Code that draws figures
- - - -
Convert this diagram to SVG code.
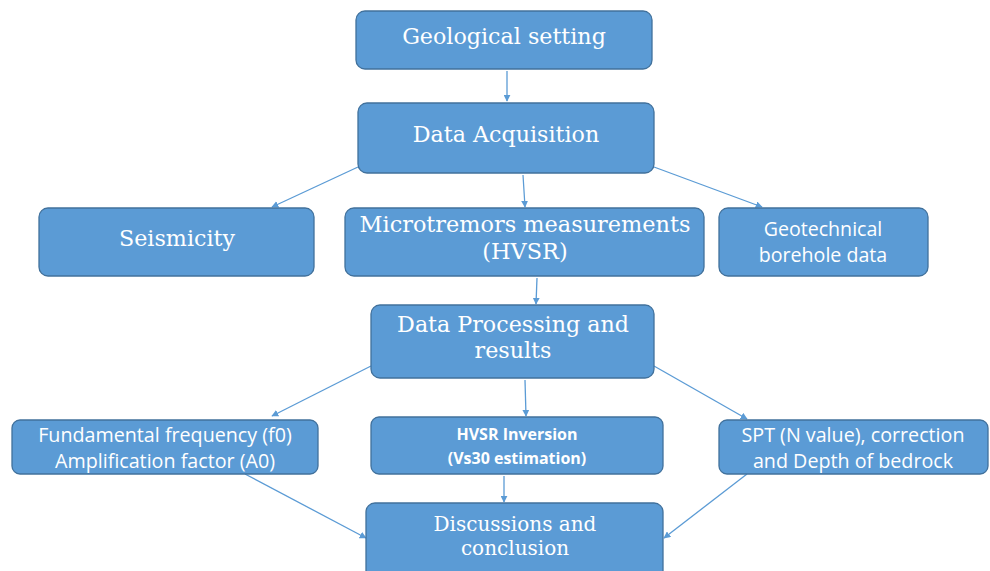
<svg xmlns="http://www.w3.org/2000/svg" width="990" height="571" viewBox="0 0 990 571">
<defs>
<style>
.box{fill:#5B9BD5;stroke:#41719C;stroke-width:1.3}
.serif{font-family:"DejaVu Serif",serif;fill:#fff;text-anchor:middle}
.sans{font-family:"Open Sans","Noto Sans",sans-serif;fill:#fff;text-anchor:middle}
.con{stroke:#5B9BD5;stroke-width:1.3;fill:none;marker-end:url(#ah)}
</style>
<marker id="ah" viewBox="0 0 10 10" refX="9" refY="5" markerWidth="7" markerHeight="7" orient="auto" markerUnits="userSpaceOnUse">
<path d="M0,0 L10,5 L0,10 z" fill="#5B9BD5"/>
</marker>
</defs>
<rect width="990" height="571" fill="#fff"/>
<g id="connectors">
<line class="con" x1="507" y1="71" x2="507" y2="101"/>
<line class="con" x1="358" y1="167" x2="272" y2="207"/>
<line class="con" x1="523" y1="175" x2="525" y2="207"/>
<line class="con" x1="654" y1="167" x2="762" y2="207"/>
<line class="con" x1="537" y1="278" x2="536" y2="304"/>
<line class="con" x1="371" y1="366" x2="272" y2="416"/>
<line class="con" x1="525" y1="380" x2="526" y2="416"/>
<line class="con" x1="654" y1="366" x2="747" y2="419"/>
<line class="con" x1="245" y1="474" x2="366" y2="538"/>
<line class="con" x1="504" y1="476" x2="504" y2="502"/>
<line class="con" x1="747" y1="474" x2="664" y2="538"/>
</g>
<g id="geological">
<rect class="box" x="356" y="11" width="296" height="58" rx="9"/>
<text class="serif" x="504" y="44" font-size="22.2">Geological setting</text>
</g>
<g id="acquisition">
<rect class="box" x="358" y="103" width="296" height="70" rx="9"/>
<text class="serif" x="506" y="142" font-size="22.2">Data Acquisition</text>
</g>
<g id="seismicity">
<rect class="box" x="39" y="208" width="275" height="68" rx="9"/>
<text class="serif" x="177" y="246" font-size="22.2">Seismicity</text>
</g>
<g id="microtremors">
<rect class="box" x="345" y="208" width="359" height="68" rx="9"/>
<text class="serif" x="525" y="232" font-size="22.4">Microtremors measurements</text>
<text class="serif" x="525" y="259" font-size="22.4">(HVSR)</text>
</g>
<g id="geotechnical">
<rect class="box" x="719" y="208" width="209" height="68" rx="9"/>
<text class="sans" x="823" y="236" font-size="19.6">Geotechnical</text>
<text class="sans" x="823" y="262" font-size="19.6">borehole data</text>
</g>
<g id="processing">
<rect class="box" x="371" y="305" width="283" height="73" rx="9"/>
<text class="serif" x="513" y="332" font-size="22.2">Data Processing and</text>
<text class="serif" x="513" y="358" font-size="22.2">results</text>
</g>
<g id="fundamental">
<rect class="box" x="12" y="420" width="306" height="54" rx="8"/>
<text class="sans" x="165" y="442" font-size="19.7">Fundamental frequency (f0)</text>
<text class="sans" x="165" y="468" font-size="19.7">Amplification factor (A0)</text>
</g>
<g id="inversion">
<rect class="box" x="371" y="417" width="292" height="57" rx="8"/>
<text class="sans" x="517" y="440" font-size="16" font-weight="bold">HVSR Inversion</text>
<text class="sans" x="517" y="464" font-size="16" font-weight="bold">(Vs30 estimation)</text>
</g>
<g id="spt">
<rect class="box" x="719" y="420" width="269" height="54" rx="8"/>
<text class="sans" x="853" y="442" font-size="19.7">SPT (N value), correction</text>
<text class="sans" x="853" y="468" font-size="19.7">and Depth of bedrock</text>
</g>
<g id="discussions">
<rect class="box" x="366" y="503" width="297" height="80" rx="9"/>
<text class="serif" x="515" y="531" font-size="20">Discussions and</text>
<text class="serif" x="515" y="555" font-size="20">conclusion</text>
</g>
</svg>
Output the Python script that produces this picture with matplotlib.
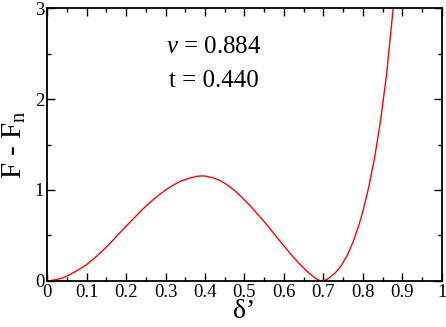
import matplotlib
matplotlib.use('Agg')
import matplotlib.pyplot as plt
from matplotlib.ticker import MultipleLocator, FormatStrFormatter

# values
delta = [0.0, 0.02, 0.04, 0.06, 0.08, 0.1, 0.12, 0.14, 0.16, 0.18, 0.2,
         0.22, 0.24, 0.26, 0.28, 0.3, 0.32, 0.34, 0.36, 0.38, 0.39, 0.4,
         0.42, 0.44, 0.46, 0.48, 0.5, 0.52, 0.54, 0.56, 0.58, 0.6, 0.62,
         0.64, 0.66, 0.675, 0.685, 0.695, 0.705, 0.715, 0.73, 0.745, 0.76,
         0.775, 0.79, 0.8, 0.815, 0.83, 0.845, 0.86, 0.87, 0.88]
free_energy = [0.0, 0.012, 0.035, 0.075, 0.125, 0.18, 0.25, 0.33, 0.415, 0.51, 0.60,
               0.69, 0.78, 0.86, 0.935, 1.0, 1.055, 1.10, 1.13, 1.15, 1.155, 1.153,
               1.135, 1.10, 1.045, 0.975, 0.89, 0.80, 0.70, 0.60, 0.49, 0.385, 0.28,
               0.185, 0.10, 0.045, 0.015, 0.0, 0.01, 0.035, 0.09, 0.17, 0.28,
               0.43, 0.62, 0.77, 1.04, 1.37, 1.78, 2.28, 2.72, 3.15]

plt.rcParams['font.family'] = ['Liberation Serif', 'DejaVu Serif']
plt.rcParams['mathtext.fontset'] = 'custom'
plt.rcParams['mathtext.rm'] = 'Liberation Serif'
plt.rcParams['mathtext.it'] = 'Liberation Serif:italic'

fig = plt.figure(figsize=(4.46, 3.27), dpi=100)
ax = fig.add_axes([0.1054, 0.1407, 0.8856, 0.8348])

ax.plot(delta, free_energy, color='red', linewidth=1.0)

ax.set_xlim(0, 1)
ax.set_ylim(0, 3)
ax.xaxis.set_major_locator(MultipleLocator(0.1))
ax.xaxis.set_minor_locator(MultipleLocator(0.05))
ax.yaxis.set_major_locator(MultipleLocator(1))
ax.yaxis.set_minor_locator(MultipleLocator(0.5))
ax.xaxis.set_major_formatter(FormatStrFormatter('%g'))
ax.yaxis.set_major_formatter(FormatStrFormatter('%g'))

ax.tick_params(which='both', direction='in', top=True, right=True,
               labelsize=13.5, width=1.0, pad=2)
ax.tick_params(which='major', length=6)
ax.tick_params(which='minor', length=3)
for s in ax.spines.values():
    s.set_linewidth(1.3)

ax.set_xlabel("δ’", fontsize=20, labelpad=-1)
ax.set_ylabel(r"F - F$_\mathrm{n}$", fontsize=21, labelpad=5)

ax.text(0.423, 2.57, r"$v$ = 0.884", fontsize=18, ha='center', va='center')
ax.text(0.423, 2.2, "t = 0.440", fontsize=18, ha='center', va='center')

fig.savefig('out.png', dpi=100)
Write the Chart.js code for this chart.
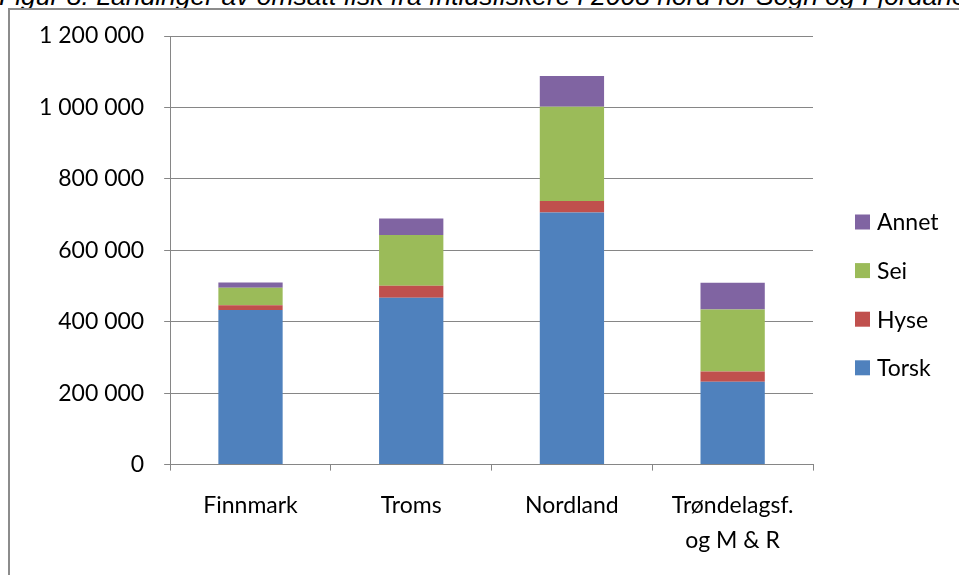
<!DOCTYPE html>
<html>
<head>
<meta charset="utf-8">
<script src="https://cdn.jsdelivr.net/npm/chart.js@4"></script>
<style>
  html, body { margin: 0; padding: 0; background: #fff; overflow: hidden; }
  #wrap { position: relative; width: 959px; height: 575px; overflow: hidden; }
  #title {
    position: absolute; left: -1px; top: -19px; white-space: nowrap;
    font: italic 26.5px "Liberation Sans", Arial, sans-serif; color: #000;
  }
  #frame {
    position: absolute; left: 8px; top: 8px; width: 1000px; height: 1000px;
    border-left: 2px solid #8c8c8c; border-top: 2px solid #8c8c8c;
  }
  canvas { position: absolute; left: 0; top: 0; }
</style>
</head>
<body>
<div id="wrap">
  <div id="title">Figur 8. Landinger av omsatt fisk fra fritidsfiskere i 2008 nord for Sogn og Fjordane</div>
  <div id="frame"></div>
  <canvas id="myChart" width="959" height="575"></canvas>
</div>
<script>
const labels = ["Finnmark", "Troms", "Nordland", ["Trøndelagsf.", "og M & R"]];
const torsk = [433000, 467000, 706000, 232000];
const hyse = [13000, 34000, 32000, 29000];
const sei = [49000, 142000, 264000, 173000];
const annet = [15000, 46000, 86000, 75000];
const yTickLabels = ["0", "200 000", "400 000", "600 000", "800 000", "1 000 000", "1 200 000"];

const axisColor = "#868686";
const fontFamily = "Lato, 'Open Sans', sans-serif";
const fontSize = 23;

// legend on the right, drawn in reverse order like the original
const sideLegend = {
  id: "sideLegend",
  afterDraw(chart) {
    const ctx = chart.ctx;
    const items = chart.data.datasets.slice().reverse();
    const x = chart.chartArea.right + 42;
    let y = 222;
    ctx.save();
    ctx.font = fontSize + "px " + fontFamily;
    ctx.textBaseline = "middle";
    items.forEach((ds) => {
      ctx.fillStyle = ds.backgroundColor;
      ctx.fillRect(x, y - 7.5, 15, 15);
      ctx.fillStyle = "#000";
      ctx.fillText(ds.label, x + 22, y + 1);
      y += 48.6;
    });
    ctx.restore();
  },
};

const ctx = document.getElementById("myChart").getContext("2d");
const myChart = new Chart(ctx, {
  type: "bar",
  data: {
    labels: labels,
    datasets: [
      { label: "Torsk", data: torsk, backgroundColor: "#4F81BD" },
      { label: "Hyse", data: hyse, backgroundColor: "#C0504D" },
      { label: "Sei", data: sei, backgroundColor: "#9BBB59" },
      { label: "Annet", data: annet, backgroundColor: "#8064A2" },
    ],
  },
  options: {
    responsive: false,
    animation: false,
    layout: { padding: { left: 19, top: 36, right: 146, bottom: 0 } },
    datasets: { bar: { barPercentage: 0.4, categoryPercentage: 1 } },
    plugins: { legend: { display: false }, tooltip: { enabled: false } },
    scales: {
      x: {
        stacked: true,
        grid: {
          offset: true,
          drawOnChartArea: false,
          color: axisColor,
          tickLength: 6,
        },
        border: { color: axisColor, width: 1 },
        ticks: {
          color: "#000",
          padding: 17,
          maxRotation: 0,
          font: { family: fontFamily, size: fontSize, lineHeight: 1.53 },
        },
      },
      y: {
        stacked: true,
        min: 0,
        max: 1200000,
        ticks: {
          stepSize: 200000,
          color: "#000",
          padding: 20,
          font: { family: fontFamily, size: fontSize },
          callback: (value, index) => yTickLabels[index],
        },
        grid: { color: axisColor, tickLength: 6 },
        border: { color: axisColor, width: 1 },
      },
    },
  },
  plugins: [sideLegend],
});
</script>
</body>
</html>
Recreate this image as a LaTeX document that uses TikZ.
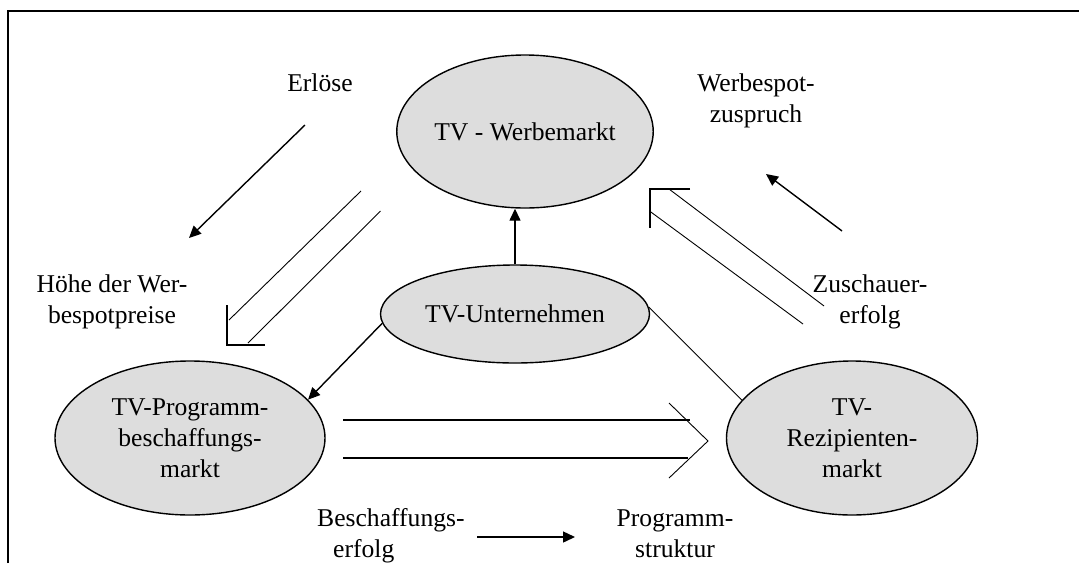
\documentclass[tikz,border=0pt]{standalone}
\usepackage{fontspec}
\setmainfont{Liberation Serif}
\usetikzlibrary{shapes.geometric,arrows.meta}
\definecolor{marketgray}{HTML}{DDDDDD}

\begin{document}
\begin{tikzpicture}[x=1pt,y=-1pt,
font=\fontsize{25.6}{31}\selectfont,
market/.style={
% The shape:
ellipse,
draw=black,
line width=1.4pt,
fill=marketgray,
inner sep=0pt,
align=center
},
flowtext/.style={align=center,inner sep=0pt,anchor=base},
flow/.style={line width=1.4pt,-{Triangle[length=12pt,width=11pt]}},
hollow/.style={line width=0.9pt},
headline/.style={line width=2pt}
]
\useasboundingbox (0,0) rectangle (1079,563);
% Frame:
\draw[line width=1.3pt] (8,563) -- (8,11) -- (1079,11);
% Markets:
\node (werbe) [market,minimum width=249pt,minimum height=153pt] at (525,131.5) {TV - Werbemarkt};
\node (untern) [market,minimum width=269pt,minimum height=98pt] at (515,314) {TV-Unternehmen};
\node (prog) [market,minimum width=270pt,minimum height=154pt] at (190,438) {TV-Programm-\\beschaffungs-\\markt};
\node (rezip) [market,minimum width=251pt,minimum height=154pt] at (852,438) {TV-\\Rezipienten-\\markt};
% Texts (base = last line):
\node (erloese) [flowtext] at (320,91) {Erlöse};
\node (spotzu) [flowtext] at (756,122) {Werbespot-\\zuspruch};
\node (hoehe) [flowtext] at (112,323) {Höhe der Wer-\\bespotpreise};
\node (zuschauer) [flowtext] at (870,323) {Zuschauer-\\erfolg};
\node (beschaffung) [flowtext,align=left,anchor=base west] at (317,557) {Beschaffungs-\\\hspace*{16pt}erfolg};
\node (progstruktur) [flowtext] at (675,557) {Programm-\\struktur};
\coordinate (erl-from) at (305,125);
\coordinate (erl-to) at (189,238);
\coordinate (spot-from) at (842,231);
\coordinate (spot-to) at (766,174);
\coordinate (besch-from) at (477,537);
\coordinate (besch-to) at (575,537);
\path (untern.north) edge[flow] (untern.north |- werbe.south) (untern.184) edge[flow] (prog.18) (untern.3) edge[hollow] (rezip.161) (erl-from) edge[flow] (erl-to) (spot-from) edge[flow] (spot-to) (besch-from) edge[flow] (besch-to);
% Broad arrows:
\draw[hollow] (361,191) -- (229,320) (380.5,211) -- (248,343);
\draw[headline] (227,305) -- (227,345) -- (265,345);
\draw[hollow] (669,189) -- (824,306) (649.5,211) -- (803,324);
\draw[headline] (690,189) -- (649.5,189) -- (649.5,228);
\draw[line width=2.4pt] (343,420) -- (690,420);
\draw[line width=1.4pt] (343,458) -- (688,458);
\draw[hollow] (669,403) -- (708,441) -- (669,478);
\end{tikzpicture}
\end{document}
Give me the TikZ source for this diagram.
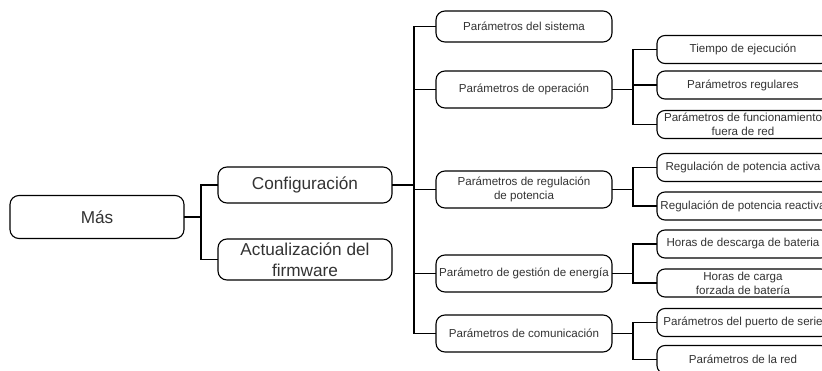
\documentclass[tikz,border=0pt]{standalone}
\usepackage{fontspec}
\setmainfont{Liberation Sans}
\usetikzlibrary{positioning}
\tikzset{
  bigbox/.style={draw, rounded corners=9pt, line width=1.1pt, align=center, inner sep=0pt, outer sep=0pt, minimum width=174pt, font=\fontsize{17.2}{20.6}\selectfont, text=black!80},
  midbox/.style={draw, rounded corners=9pt, line width=1.1pt, align=center, inner sep=0pt, outer sep=0pt, minimum width=176pt, minimum height=37pt, font=\fontsize{11.6}{13.9}\selectfont, text=black!80},
  leafbox/.style={draw, rounded corners=8pt, line width=1.1pt, align=center, inner sep=0pt, outer sep=0pt, minimum width=172pt, minimum height=28pt, font=\fontsize{11.6}{13.9}\selectfont, text=black!80},
  link/.style={line width=1.1pt, black}
}
\begin{document}
\begin{tikzpicture}[x=1pt, y=-1pt]
    \clip (0,0) rectangle (822,371);
    \fill[white] (0,0) rectangle (822,371);

    % left part
    \node[bigbox, minimum height=43pt] (mas) at (97,217) {Más};
    \node[bigbox, minimum height=36pt] (config) at (305,185) {Configuración};
    \node[bigbox, minimum height=41pt] (firmware) at (305,259.5) {Actualización del\\firmware};

    % middle column
    \node[midbox, minimum height=31pt] (sistema) at (524,26.5) {Parámetros del sistema};
    \node[midbox, below=29pt of sistema] (operacion) {Parámetros de operación};
    \node[midbox, below=63pt of operacion] (regulacion) {Parámetros de regulación\\de potencia};
    \node[midbox, below=47pt of regulacion] (gestion) {Parámetro de gestión de energía};
    \node[midbox, below=23pt of gestion] (comunicacion) {Parámetros de comunicación};

    % right column
    \node[leafbox] (tiempo) at (743,49.5) {Tiempo de ejecución};
    \node[leafbox] (regulares) at (743,85) {Parámetros regulares};
    \node[leafbox] (fuera) at (743,124.5) {Parámetros de funcionamiento\\fuera de red};
    \node[leafbox] (activa) at (743,167.5) {Regulación de potencia activa};
    \node[leafbox] (reactiva) at (743,206) {Regulación de potencia reactiva};
    \node[leafbox] (descarga) at (743,244) {Horas de descarga de bateria};
    \node[leafbox] (carga) at (743,283) {Horas de carga\\forzada de batería};
    \node[leafbox] (serie) at (743,322.5) {Parámetros del puerto de serie};
    \node[leafbox] (red) at (743,359.5) {Parámetros de la red};

    \draw[link] (mas.east) -- ++(17,0) |- (config.west);
    \draw[link] (mas.east) -- ++(17,0) |- (firmware.west);

    \draw[link] (config.east) -- ++(22,0) coordinate (trunk);
    \draw[link] (trunk) |- (sistema.west);
    \draw[link] (trunk) |- (operacion.west);
    \draw[link] (trunk) |- (regulacion.west);
    \draw[link] (trunk) |- (gestion.west);
    \draw[link] (trunk) |- (comunicacion.west);

    \draw[link] (operacion.east) -- ++(21,0) |- (tiempo.west);
    \draw[link] (operacion.east) -- ++(21,0) |- (regulares.west);
    \draw[link] (operacion.east) -- ++(21,0) |- (fuera.west);
    \draw[link] (regulacion.east) -- ++(21,0) |- (activa.west);
    \draw[link] (regulacion.east) -- ++(21,0) |- (reactiva.west);
    \draw[link] (gestion.east) -- ++(21,0) |- (descarga.west);
    \draw[link] (gestion.east) -- ++(21,0) |- (carga.west);
    \draw[link] (comunicacion.east) -- ++(21,0) |- (serie.west);
    \draw[link] (comunicacion.east) -- ++(21,0) |- (red.west);
\end{tikzpicture}
\end{document}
- - - -
DIRECTION >> Copy out every line of the data that includes the word "script".

FULL ANSWER >>
Output the Python script that produces this picture with matplotlib.
<script src="https://cdn.jsdelivr.net/npm/chart.js@4"></script>
<script>
</script>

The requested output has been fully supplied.